As a first effect, an Ethernet port is brought to a link-down state that is connected to a transmission path which has encountered multiple collisions when multiple collisions occur on an Ethernet transmission path, so that it is possible to prevent continual use of a transmission path in an unusual state with the occurrence of multiple collisions.
As a second effect, an Ethernet port is brought to a link-down state that is connected when the multiple collisions occur on an Ethernet transmission path, so that applications in the inside of the device or the outside of the device can be notified of the link down.
While the invention has been particularly shown and described with reference to exemplary embodiments thereof, the invention is not limited to these embodiments. It will be understood by those of ordinary skill in the art that various changes in form and details may be made therein without departing from the spirit and scope of the present invention as defined by the claims.

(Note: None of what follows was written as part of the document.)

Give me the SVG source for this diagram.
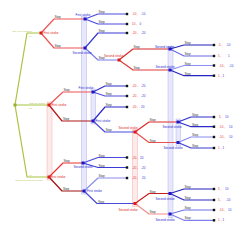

DESCRIPTION OF REFERENCE NUMERALS

1 Ethernet transmission device
2 Collision monitoring control block
3 PHY/MAC block
4 Another function block
5, 6 Ethernet cables
7 Ethernet transmission device
8 Collision monitoring unit
9 Main signal link control unit

Claims

1. A frame transmission device comprising transmission/reception unit that transmits/receives a frame, the device further including:

a collision monitoring unit that detects the occurrence of a collision in the transmission/reception unit, and counts the number of collision frames which have encountered collisions; and

a link controlling unit that performs link-down control on the transmission/reception unit if the number of collision frames being counted per unit time exceeds a pre-determined threshold.

2. The frame transmission device according to claim 1, wherein the link controlling unit notifies at least one of inside of the device and outside of the device of the link down when performing the link-down control.

3. The frame transmission device according to claim 2, wherein the notification is made to at least one or more of an upper layer protocol, an external application for using the frame transmission device, and an opposing device to the frame transmission device.

4. A control method for a frame transmission device comprising transmission/reception unit that transmits/receives a frame, the method including:

detecting the occurrence of a collision in the transmission/reception unit;

counting the number of collision frames which have encountered collisions; and

performing link-down control on the transmission/reception unit if the number of collision frames being counted per unit time exceeds a pre-determined threshold.

5. The control method for a frame transmission device according to claim 4, including notifying at least one of inside of the device and outside of the device of the link down when performing the link-down control.

6. The control method for a frame transmission device according to claim 5, wherein the notification is made to at least one or more of an upper layer protocol, an external application for using the frame transmission device, and an opposing device to the frame transmission device.

7. A frame transmission device comprising transmission/reception means for transmitting/receiving a frame, the device further including:

collision monitoring means for detecting the occurrence of a collision in the transmission/reception means, and counting the number of collision frames which have encountered collisions; and

link controlling means for performing link-down control on the transmission/reception means if the number of collision frames being counted per unit time exceeds a pre-determined threshold.